Mar Hicks wrote a few years ago about an episode where Republican leaders tried to blame COBOL for basic governmental agency failings that had nothing to do with COBOL. As he writes:
… But despite [COBOL’s advantages], there’s a cottage industry devoted to making fun of COBOL precisely for its strengths. COBOL’s qualities of being relatively self-documenting, having a short onboarding period (though a long path to becoming an expert), and having been originally designed by committee for big, unglamorous, infrastructural business systems all count against it. So does the fact that it did not come out of a research-oriented context, like languages such as C, ALGOL, or FORTRAN.
In a broader sense, hating COBOL was—and is—part of a struggle between consolidating and protecting computer programmers’ professional prestige on the one hand, and making programming less opaque and more accessible on the other. There’s an old joke among programmers: “If it was hard to write, it should be hard to read.” In other words, if your code is easy to understand, maybe you and your skills aren’t all that unique or valuable.
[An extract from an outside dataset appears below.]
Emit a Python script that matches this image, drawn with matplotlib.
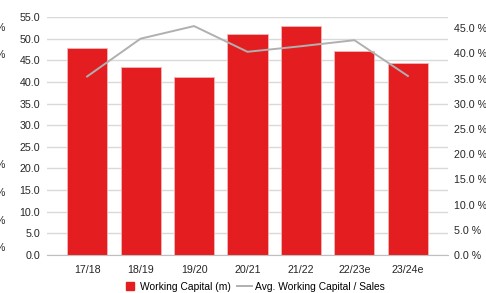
import numpy as np
import matplotlib
matplotlib.use("Agg")
import matplotlib.pyplot as plt
from matplotlib.lines import Line2D

plt.rcParams['font.family'] = ['Liberation Sans', 'DejaVu Sans']

# data
years = ['17/18', '18/19', '19/20', '20/21', '21/22', '22/23e', '23/24e']
working_capital = [47.8, 43.5, 41.2, 51.1, 52.9, 47.2, 44.3]   # left axis (m)
wc_to_sales = [35.4, 42.9, 45.4, 40.3, 41.4, 42.6, 35.5]        # right axis (%)
left_ticks = [0, 5, 10, 15, 20, 25, 30, 35, 40, 45, 50, 55]
right_ticks = [0, 5, 10, 15, 20, 25, 30, 35, 40, 45]

RED = '#e41e20'
GREY_LINE = '#b0b0b0'
GRID = '#d9d9d9'

fig = plt.figure(figsize=(4.86, 2.93), dpi=100)
ax = fig.add_axes([47/486, 1 - 255/293, 401/486, 238/293])
x = np.arange(len(years))

ax.bar(x, working_capital, width=0.75, color=RED, edgecolor='#f4b6b6', linewidth=0.6, zorder=2)
ax.set_xlim(-0.75, len(years) - 0.25)
ax.set_ylim(0, 55)
ax.set_yticks(left_ticks)
ax.set_yticklabels([f'{t:.1f}' for t in left_ticks])
ax.set_xticks(x)
ax.set_xticklabels(years)
ax.yaxis.grid(True, color=GRID, linewidth=1.0, zorder=0)
ax.set_axisbelow(True)
for s in ['top', 'right', 'left']:
    ax.spines[s].set_visible(False)
ax.spines['bottom'].set_color('#bfbfbf')
ax.tick_params(axis='both', length=0, labelsize=7.7, colors='#262626')
ax.tick_params(axis='y', pad=5)
ax.tick_params(axis='x', pad=7)

# secondary axis for the ratio
ax2 = ax.twinx()
ax2.plot(x, wc_to_sales, color=GREY_LINE, linewidth=1.4, zorder=3)
ax2.set_ylim(0, 47.2)
ax2.set_yticks(right_ticks)
ax2.set_yticklabels([f'{t:.1f} %' for t in right_ticks])
for s in ax2.spines.values():
    s.set_visible(False)
ax2.tick_params(axis='y', length=0, labelsize=7.7, colors='#262626', pad=4)

# legend below the chart
handles = [Line2D([], [], marker='s', color=RED, linestyle='none', markersize=6),
           Line2D([], [], color=GREY_LINE, linewidth=1.4)]
fig.legend(handles, ['Working Capital (m)', 'Avg. Working Capital / Sales'],
           loc='center', bbox_to_anchor=(0.522, 1 - 287/293), ncol=2, frameon=False,
           fontsize=7.4, handlelength=1.4, handletextpad=0.3, columnspacing=0.6)

# cut-off labels of the neighbouring chart on the left edge
for yy in [28, 55, 165, 193, 221, 248]:
    fig.text(5/486, 1 - yy/293, '%', ha='right', va='center', fontsize=7.7, color='#262626')

fig.savefig('out.png', dpi=100)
If management thinks the tools you use and the code you write could be easily learned by anyone, you are eminently replaceable.
The fear of this existential threat to computing expertise has become so ingrained in the field that many people don’t even see the preference for complex languages for what it is: an attempt to protect one’s status by favoring tools that gate-keep rather than those that assist newcomers. …
11 comments:
Once or twice a week the SSA internal systems crashes at 1130 AM like clockwork. Coincidence ? This has been going on for 2 weeks…not fun !
Noticing same pattern.
Like today. Longer than normal break as still not fixed
According to Alt National Park Service, DOGE has forced access into payroll systems at Interior which processes payroll for other agencies, including SSA
As a 40+ year software engineering professional who learned (and forgot) Cobol during his academic years at least three times, everything posted is, in spirit, correct. Cobol really isn't bad for its purpose and translating everything to a "modern language" doesn't solve anything.
Just another DOGGIE distraction to waste agency time and energy instead on focusing on the real issues, e.g., service to customers.
Been happening daily since last week
These interruptions are all being caused by cloud partners that got brought into the equation as part of "modernization" efforts. The COBOL is just as reliable as it's ever been and has nothing to do with the outages.
California FOs coming online? or NTP server out of sync between sites?
COBOL is fine, but the time for defending SSA's use of it is over. The "Problem" with COBOL isn't a COBOL problem at all. It is a "Problem" of having 1000 or so developers on staff who only know how to architect a system using IDMS or DB2, Mainframe, COBOL, CICS. Asking an SSA COBOL developer to learn something new or propose an alternative solution is asking them to put they or their team's livelihood at risk because SSA neither incentivizes nor has the training budget to upgrade the skills continuously over time. When you are 70-80% insourced in Information technology and you don't invest in continuous skills development, the solutions you get generally are the same solutions you've always gotten.
DOGE is going to rewrite the new system in COBOL.